A denúncia narra conduta consistente na publicação, através da rede mundial de computadores, na página pessoal do Facebook da denunciada, de dizeres de cunho discriminatório racial que, em tese, é típica, subsumindo-se ao crime previsto no artigo 20 da Lei 7.716/89, propagando seu sentimento “imbuído de severa ofensividade a uma coletividade – nordestinos –, transbordando o mero descontentamento político”…
A 3ª Turma do Tribunal Regional Federal da 1ª Região (TRF1) deu provimento a recurso em sentido estrito interposto pelo Ministério Público Federal (MPF), contra decisão proferida pelo Juiz Federal da 5ª Vara da Seção Judiciária do Estado de Goiás, que rejeitou a denúncia formulada em desfavor de uma mulher, pela prática do delito de preconceito racial, previsto no art. 20, § 2º, da Lei nº 7.716/89, ao fundamento de falta de justa causa para a ação penal (art. 395, III, do CPP).
Segundo a denúncia, a mulher, no dia 31 de outubro de 2014, incitou, na rede mundial de computadores, em seu perfil no Facebook discriminação ou preconceito de procedência nacional. Os dizeres postados pela mulher fazem agressão verbal a todas as pessoas que são nordestinas, usando palavras de baixo calão, e incita a segregação ao dizer “não venha (sic) para nosso estado”.
Em suas alegações recursais, o MPF sustenta que não deve prosperar o entendimento relativo à inexistência de demonstração do dolo e atipicidade da conduta, pois os elementos probatórios são firmes quanto à vontade livre e consciente de praticar, induzir ou incitar a discriminação ou preconceito de raça, cor, etnia, religião ou procedência nacional. O órgão ministerial sustenta ainda que a denúncia preenche os requisitos do art. 41 do Código de Processo Penal (CPP).
Para o relator do caso, juiz federal convocado Marcio Sá Araújo, a sentença recorrida merece reparos, pois o conjunto probatório produzido na fase indiciária deixou claro que a agressão verbal proferida pela mulher tinha cunho de discriminação e preconceito a pessoas nordestinas e incitou a segregação. Tais provas, obtidas na sua página pessoal do Facebook, que envolvem publicações de caráter discriminatório afastam a fundamentação da decisão recorrida. Para o magistrado, os dizeres da mulher propagaram seu sentimento “imbuído de severa ofensividade a uma coletividade – nordestinos -, transbordando o mero descontentamento político”.
O juiz federal asseverou que atribuir qualificações negativas genéricas a um grupo de pessoas atinge diretamente a dignidade ou respeitabilidade desse grupo perante a sociedade em geral, vez que tais palavras são ofensivas e revelam evidente dolo de discriminar, humilhar e desprezar, violando, por conseguinte, aquele que é um dos fundamentos basilares do Estado Democrático de Direito, o princípio da dignidade humana.

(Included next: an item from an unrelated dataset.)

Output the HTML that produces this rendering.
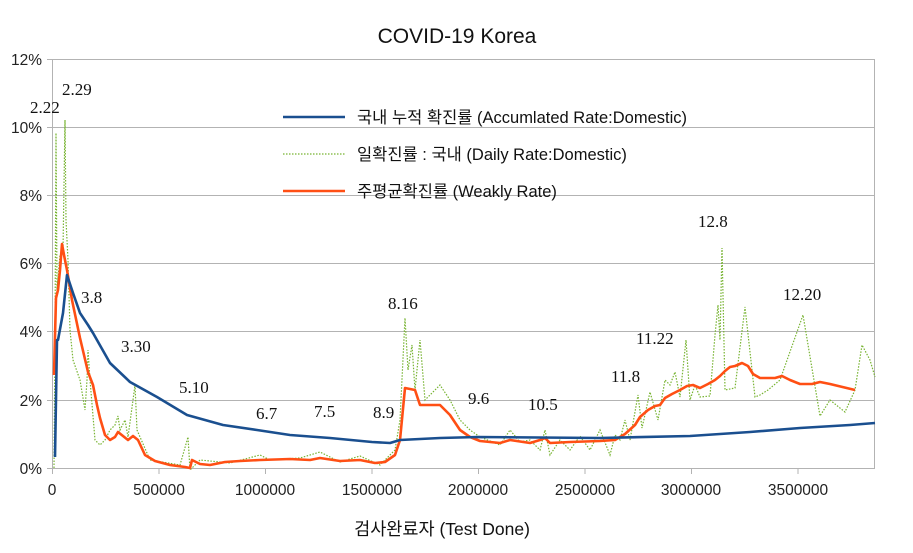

O relator salientou que há prova da materialidade e indícios suficientes no sentido de que a mulher, ao publicar a mensagem de cunho preconceituoso na sua página do Facebook, teve o nítido propósito de discriminar os nordestinos.
O Colegiado, acompanhando o voto do relator, deu provimento ao recurso para receber a denúncia e determinar o retorno dos autos à origem para o prosseguimento da ação penal.